On Sep 29, 2009, at 12:24 PM, Manik Surtani wrote:

On 29 Sep 2009, at 10:19, Mircea Markus wrote:

On Sep 29, 2009, at 12:08 PM, Manik Surtani wrote:

On 29 Sep 2009, at 09:57, Mircea Markus wrote:

Hi,

Again, this is a feature from Coherence[1].

Basic idea is to execute a query against the cache, and hold the
result object. This result object will always have up to date
query result; this means that whenever something is modified in
the cache the result itself is updated. Advantage: if one performs
the same query very often(e.g. several times every millisecond)
the response will be fast and the system will not be overloaded.

Is it really faster? Surely all you save is the construction of
the various query objects, but the query itself would have to be re-
run every time. Or does it attach a listener to the cache and
check whether any new additions/removals should be used to update
the result set?
this is the way it works. It is a sort of a near-cache, just that
instead of being invalidated it is updated whenever the cache is
updated. The documentation also suggests that they are using
listeners.
I don't see how that could be much faster though.
I think it might be if the you are running *the same query* tons of
times. Basically you don't do a map-reduce on all the nodes, but
rather on every insertion (especially if the number of insertion is
relative small compared to the number of same-query-bring-run) you
updated (if necessary) the cached query result.

Hmm.

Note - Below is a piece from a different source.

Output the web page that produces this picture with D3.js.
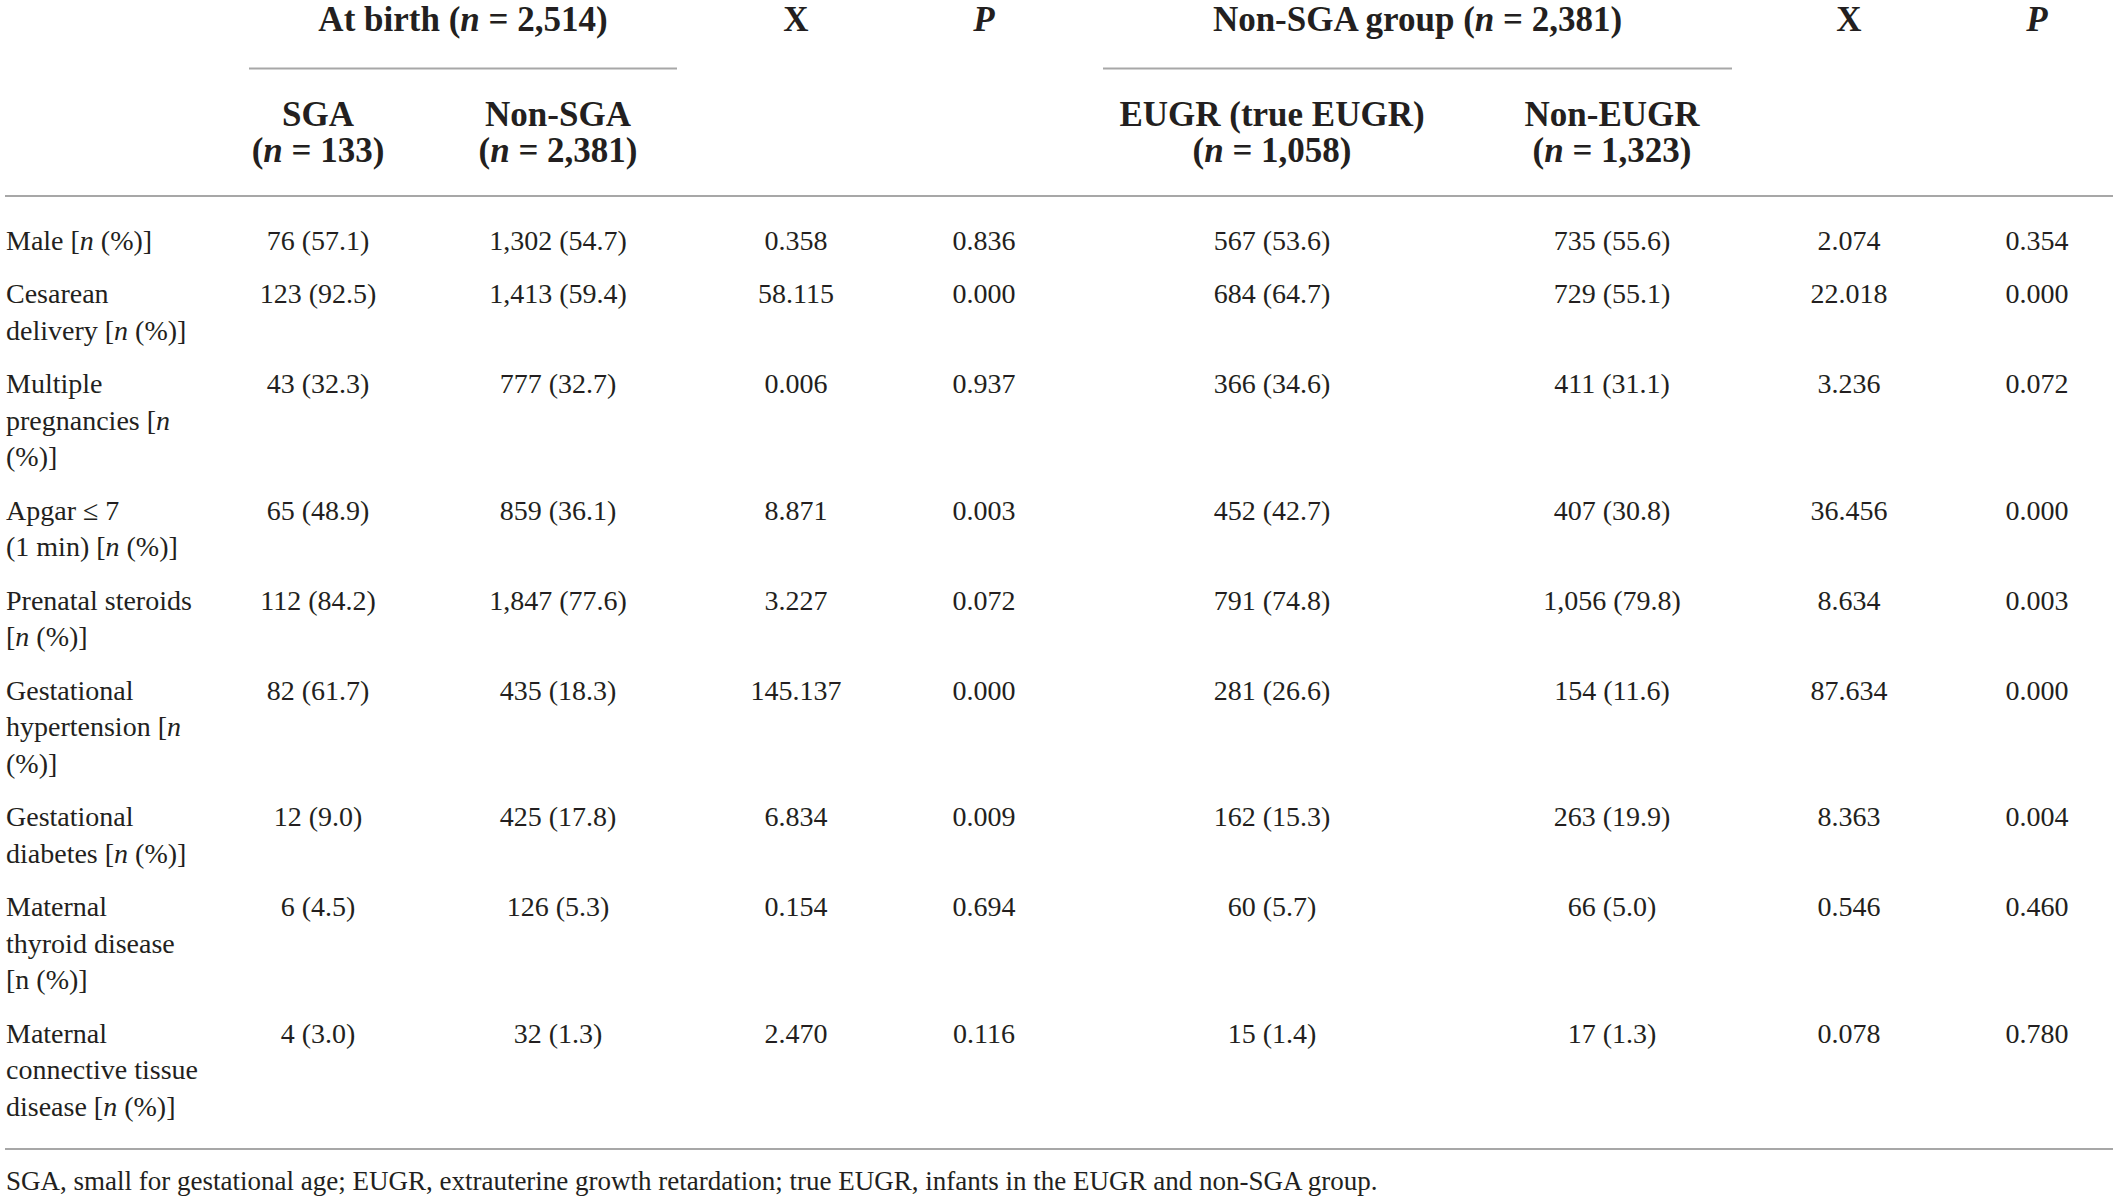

It would be pretty use-case-specific.

I think there are many usecases for this(from coherence doc):

It is an ideal building block for Complex Event Processing (CEP) systems and event correlation engines.

It is ideal for situations in which an application repeats a particular query, and would benefit from always having instant access to the up-to-date result of that query.

A Continuous Query Cache is analogous to a materialized view, and is useful for accessing and manipulating the results of a query using the standard NamedCache API, and receiving an ongoing stream of events related to that query.

It's hard to see how this
_generally_ performs better, since you need to make sure you are aware
of all changes happening all over the cluster to keep this result set
up to date (REPL-style scalability bottleneck!)

yes, the performance questions would definitely be in the case of DIST. Even for this, one way of handling it is to migrate the queries on each node, on put, the node would determine weather it should replicate to a certain node's(the query owner) near cache. These would reduce the replication overhead to a minimum.